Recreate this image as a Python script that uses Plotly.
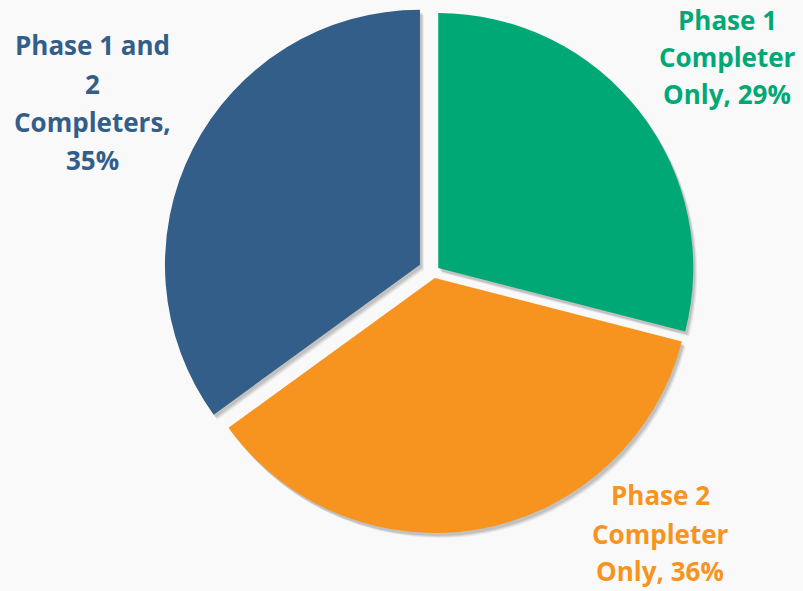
import plotly.graph_objects as go

# ---- data ----
labels = ["Phase 1 Completer Only", "Phase 2 Completer Only", "Phase 1 and 2 Completers"]
values = [29, 36, 35]
colors = ["#00A876", "#F7941F", "#335E8A"]
pulls = [0.023, 0.025, 0.06]
# words per display line for each label text
line_words = [[2, 1, 2], [2, 1, 2], [3, 1, 1, 1]]

W, H = 803, 591
BG = "#f9f9f9"

# pie geometry (pixels)
cx, cy, r = 433.6, 271.7, 255.0
box = 2 * r * (1 + max(pulls))
dom_x = [(cx - box / 2) / W, (cx + box / 2) / W]
dom_y = [1 - (cy + box / 2) / H, 1 - (cy - box / 2) / H]

fig = go.Figure()

# soft shadow layers
for dx, dy, a in [(4, 5, 0.06), (3, 4, 0.08), (2, 3, 0.10)]:
    fig.add_trace(go.Pie(
        labels=labels, values=values, sort=False, direction="clockwise", rotation=0,
        pull=pulls, textinfo="none", hoverinfo="skip", showlegend=False,
        marker=dict(colors=[f"rgba(0,0,0,{a})"] * 3, line=dict(width=0)),
        domain=dict(x=[dom_x[0] + dx / W, dom_x[1] + dx / W],
                    y=[dom_y[0] - dy / H, dom_y[1] - dy / H]),
    ))

fig.add_trace(go.Pie(
    labels=labels, values=values, sort=False, direction="clockwise", rotation=0,
    pull=pulls, textinfo="none", showlegend=False,
    marker=dict(colors=colors, line=dict(width=0)),
    domain=dict(x=dom_x, y=dom_y),
))

# label positions (pixels): center x, line center y's
label_pos = [
    (727, [20, 57, 94]),
    (660, [495, 534, 571]),
    (92, [45, 84, 122, 160]),
]

annotations = []
for lab, v, col, words_per, (lx, lys) in zip(labels, values, colors, line_words, label_pos):
    words = f"{lab}, {v}%".split(" ")
    lines, i = [], 0
    for n in words_per:
        lines.append(" ".join(words[i:i + n]))
        i += n
    for line, ly in zip(lines, lys):
        annotations.append(dict(
            text=f"<b>{line}</b>", x=lx / W, y=1 - ly / H, xref="paper", yref="paper",
            xanchor="center", yanchor="middle", showarrow=False,
            font=dict(family="Open Sans", size=26, color=col),
        ))

fig.update_layout(
    width=W, height=H, margin=dict(l=0, r=0, t=0, b=0),
    paper_bgcolor=BG, plot_bgcolor=BG, showlegend=False,
    annotations=annotations,
)

fig.write_html("out.html")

━━━━━━━━━━━━━━━━━━━━

Aim. Repeat the listing above from its first line through the line that contains "import plotly.graph_objects as go", both included, and nothing more. Drop the pictures.

Result.
Recreate this image as a Python script that uses Plotly.
import plotly.graph_objects as go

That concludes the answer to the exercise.